Not only are we far from the average for developed and developing countries, it also surpasses the death rate from lung cancer at 19.1 (2014 data).
But sometimes, and unfortunately, death isn’t the only outcome of a road accident.
I was woken up many times as a houseman at night to attend to accident victims. Yes, there were the occasional Mat Rempits whose friends cheered me on behind curtains , as I stitched their friends up.
But there were also many who were permanently injured from road accidents. I remembered one who lost her left arm when her motorbike crashed into the divider, because she was avoiding a pothole. The surgeon spent about 10 hours in surgery to reattach the limb—only to remove it days later because it wasn’t viable.
She was 22.
Then there were the pakciks and makciks whose bikes skidded when going over illegal speedbumps in dark areas. Or got hit by vehicles while trying to avoid them and the now infamous Malaysian potholes.
Not forgetting the many diabetic patients, with poor eyesight who were thrown off their motorbikes from these hazards. And because their wound takes longer to heal, they couldn’t get back to work.

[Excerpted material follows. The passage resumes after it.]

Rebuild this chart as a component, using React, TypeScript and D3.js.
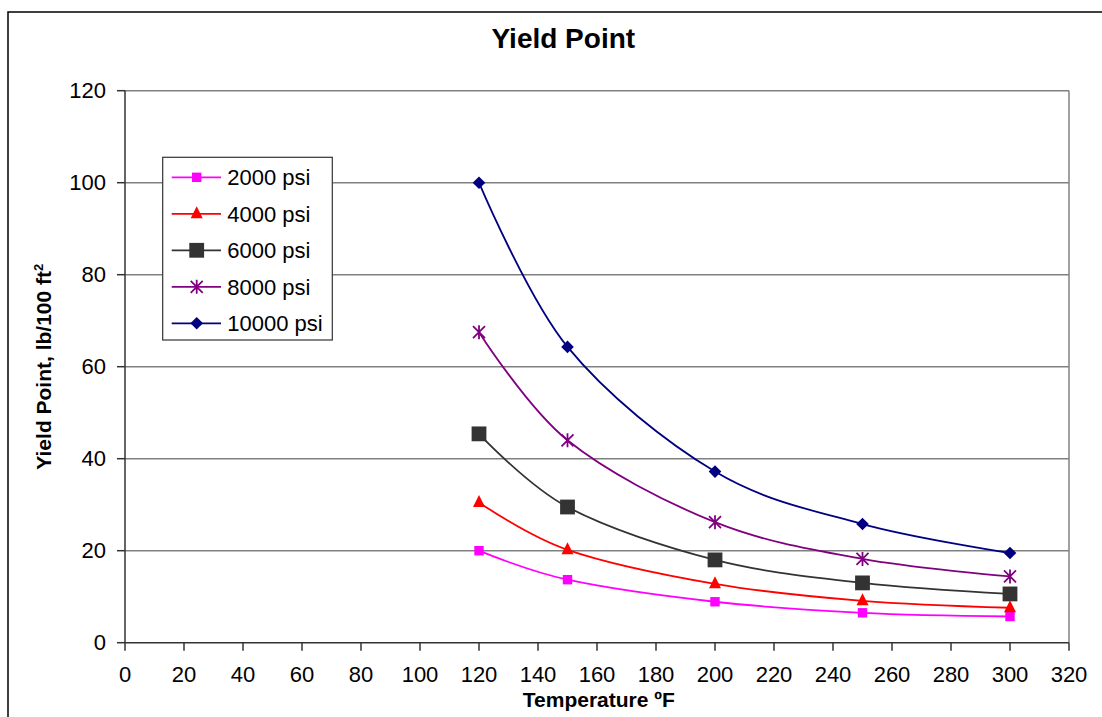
import React from "react";
import * as d3 from "d3";

// Temperatures (ºF) at which yield point was measured
const temperatures = [120, 150, 200, 250, 300];

// Yield point (lb/100 ft²) per pressure series
const yp2000 = [20.0, 13.7, 8.9, 6.5, 5.7];
const yp4000 = [30.5, 20.2, 12.8, 9.1, 7.6];
const yp6000 = [45.4, 29.5, 18.0, 13.0, 10.6];
const yp8000 = [67.5, 44.0, 26.2, 18.2, 14.4];
const yp10000 = [100.0, 64.3, 37.2, 25.8, 19.5];

const seriesNames = ["2000 psi", "4000 psi", "6000 psi", "8000 psi", "10000 psi"];
const seriesValues = [yp2000, yp4000, yp6000, yp8000, yp10000];
const seriesColors = ["#FF00FF", "#FF0000", "#333333", "#800080", "#000080"];
const seriesMarkers = ["smallSquare", "triangle", "bigSquare", "star", "diamond"];

const xTicks = d3.range(0, 321, 20);
const yTicks = d3.range(0, 121, 20);

const W = 1102;
const H = 717;
const plot = { left: 125, right: 1069, top: 90.7, bottom: 642.7 };

const x = d3.scaleLinear().domain([0, 320]).range([plot.left, plot.right]);
const y = d3.scaleLinear().domain([0, 120]).range([plot.bottom, plot.top]);

const FONT = "'Liberation Sans', Arial, Helvetica, sans-serif";

function Marker({ kind, cx, cy, color }: { kind: string; cx: number; cy: number; color: string }) {
  switch (kind) {
    case "smallSquare":
      return <rect x={cx - 4.7} y={cy - 4.7} width={9.4} height={9.4} fill={color} />;
    case "bigSquare":
      return <rect x={cx - 7.4} y={cy - 7.4} width={14.8} height={14.8} fill={color} />;
    case "triangle": {
      const s = 6;
      return (
        <path
          d={`M${cx},${cy - 7.5}L${cx + s},${cy + 4.5}L${cx - s},${cy + 4.5}Z`}
          fill={color}
        />
      );
    }
    case "diamond": {
      const r = 6.3;
      return (
        <path d={`M${cx},${cy - r}L${cx + r},${cy}L${cx},${cy + r}L${cx - r},${cy}Z`} fill={color} />
      );
    }
    case "star": {
      const r = 6;
      return (
        <path
          d={`M${cx - r},${cy - r}L${cx + r},${cy + r}M${cx - r},${cy + r}L${cx + r},${cy - r}M${cx},${cy - r - 1}L${cx},${cy + r + 1}`}
          stroke={color}
          strokeWidth={1.8}
          fill="none"
        />
      );
    }
    default:
      return null;
  }
}

export default function App() {
  const line = d3
    .line<number>()
    .x((_, i) => x(temperatures[i]))
    .y((v) => y(v))
    .curve(d3.curveCardinal.tension(0));

  const legend = { x: 162.7, y: 157.3, w: 169.6, h: 182.7, row0: 177.3, dy: 36.5 };

  return (
    <svg
      width={W}
      height={H}
      style={{ position: "absolute", left: 0, top: 0, background: "#fff" }}
      fontFamily={FONT}
    >
      {/* chart frame */}
      <rect x={8} y={12} width={1110} height={720} fill="#fff" stroke="#000" strokeWidth={1.5} />

      {/* title */}
      <text x={563.3} y={48.3} textAnchor="middle" fontSize={28} fontWeight="bold">
        Yield Point
      </text>

      {/* horizontal gridlines */}
      {yTicks
        .filter((t) => t > 0)
        .map((t) => (
          <line key={"g" + t} x1={plot.left} x2={plot.right} y1={y(t)} y2={y(t)} stroke="#808080" strokeWidth={1.5} />
        ))}
      {/* right edge of plot area */}
      <line x1={plot.right} x2={plot.right} y1={plot.top} y2={plot.bottom} stroke="#808080" strokeWidth={1.5} />

      {/* axes */}
      <line x1={plot.left} x2={plot.left} y1={plot.top} y2={plot.bottom} stroke="#333" strokeWidth={1.5} />
      <line x1={plot.left} x2={plot.right} y1={plot.bottom} y2={plot.bottom} stroke="#333" strokeWidth={1.5} />

      {/* y ticks and labels */}
      {yTicks.map((t) => (
        <g key={"y" + t}>
          <line x1={plot.left - 8} x2={plot.left} y1={y(t)} y2={y(t)} stroke="#333" strokeWidth={1.5} />
          <text x={106} y={y(t) + 7.5} textAnchor="end" fontSize={22}>
            {t}
          </text>
        </g>
      ))}

      {/* x ticks and labels */}
      {xTicks.map((t) => (
        <g key={"x" + t}>
          <line x1={x(t)} x2={x(t)} y1={plot.bottom} y2={plot.bottom + 8} stroke="#333" strokeWidth={1.5} />
          <text x={x(t)} y={682} textAnchor="middle" fontSize={22}>
            {t}
          </text>
        </g>
      ))}

      {/* axis titles */}
      <text x={598.8} y={706.7} textAnchor="middle" fontSize={21} fontWeight="bold">
        Temperature ºF
      </text>
      <text
        transform={`translate(51,${(plot.top + plot.bottom) / 2}) rotate(-90)`}
        textAnchor="middle"
        fontSize={21}
        fontWeight="bold"
      >
        Yield Point, lb/100 ft
        <tspan dy={-8} fontSize={13}>
          2
        </tspan>
      </text>

      {/* series */}
      {seriesValues.map((vals, si) => (
        <g key={"s" + si}>
          <path d={line(vals) || ""} fill="none" stroke={seriesColors[si]} strokeWidth={1.8} />
          {vals.map((v, i) => (
            <Marker key={i} kind={seriesMarkers[si]} cx={x(temperatures[i])} cy={y(v)} color={seriesColors[si]} />
          ))}
        </g>
      ))}

      {/* legend */}
      <rect
        x={legend.x}
        y={legend.y}
        width={legend.w}
        height={legend.h}
        fill="#fff"
        stroke="#333"
        strokeWidth={1.2}
      />
      {seriesNames.map((name, i) => {
        const ly = legend.row0 + i * legend.dy;
        return (
          <g key={"l" + i}>
            <line x1={171.7} x2={221} y1={ly} y2={ly} stroke={seriesColors[i]} strokeWidth={1.8} />
            <Marker kind={seriesMarkers[i]} cx={196.7} cy={ly} color={seriesColors[i]} />
            <text x={227.3} y={ly + 7.8} fontSize={22}>
              {name}
            </text>
          </g>
        );
      })}
    </svg>
  );
}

And since fishermen, taxi drivers and odd job workers don’t get fixed monthly salaries, they rely on social welfare and their young school children to make ends meet.
Road accident victims extend beyond those who are injured. It affects their family and loved ones. Their friends. And as for the pain, it surpasses what is physical.
For those driving cars, it’s a matter of time before absorbers and suspension need to be replaced.
But for motorcyclists and pedestrians, it’s their life that matters.
Enough fines. We want good roads.
The Korea Transport Institute (KOTI) published a societal impact report involving road accident victims and their families in 2013.
It shed some light on how the family and society is impacted by an accident. For instance, it takes 19.8 months for a victim to be re-employed. If the victim is disabled following the accident, then the time it takes to gain employment is 38 months, against their national waiting time of 2.8 months.
The report also made known that 49.5 per cent of the disabled victims moved from a home that they own to one they rent.
And that 37 per cent of the disabled experienced divorces or separations after a road accident, compared to South Korea’s national average of 5 per cent.
Perhaps the numbers aren’t applicable to Malaysia, but there is a need to assess societal impact of accident victims beyond how much they are compensated and the extent of their injuries.
Because many do not realise that one of the toughest post-accident pressures on the psyche is the unexpected transition from health to “non-health”, the functional insufficiency and visual difference leading to poor self-esteem, dissatisfaction with their own state and sometimes even hatred towards themselves and even others.
In extreme cases, this could even lead to suicide attempts.
While enough has been said about the attitude of Malaysian drivers, with the government coming up with many, many ways to relieve them of their hard earned money, it’s high time we address the condition of our roads.
Our hazardous roads.
And as a country that holds a giant, month-long fair showcasing achievements in building modern infrastructures, I hold the government to a higher standard when it comes to the building and maintaining of roads.
They have no business building anything else if they can’t even get the science and process right.
Because our bones, our limbs, and lives matter. Even if the absorbers and suspensions do not.
* This is the personal opinion of the columnist.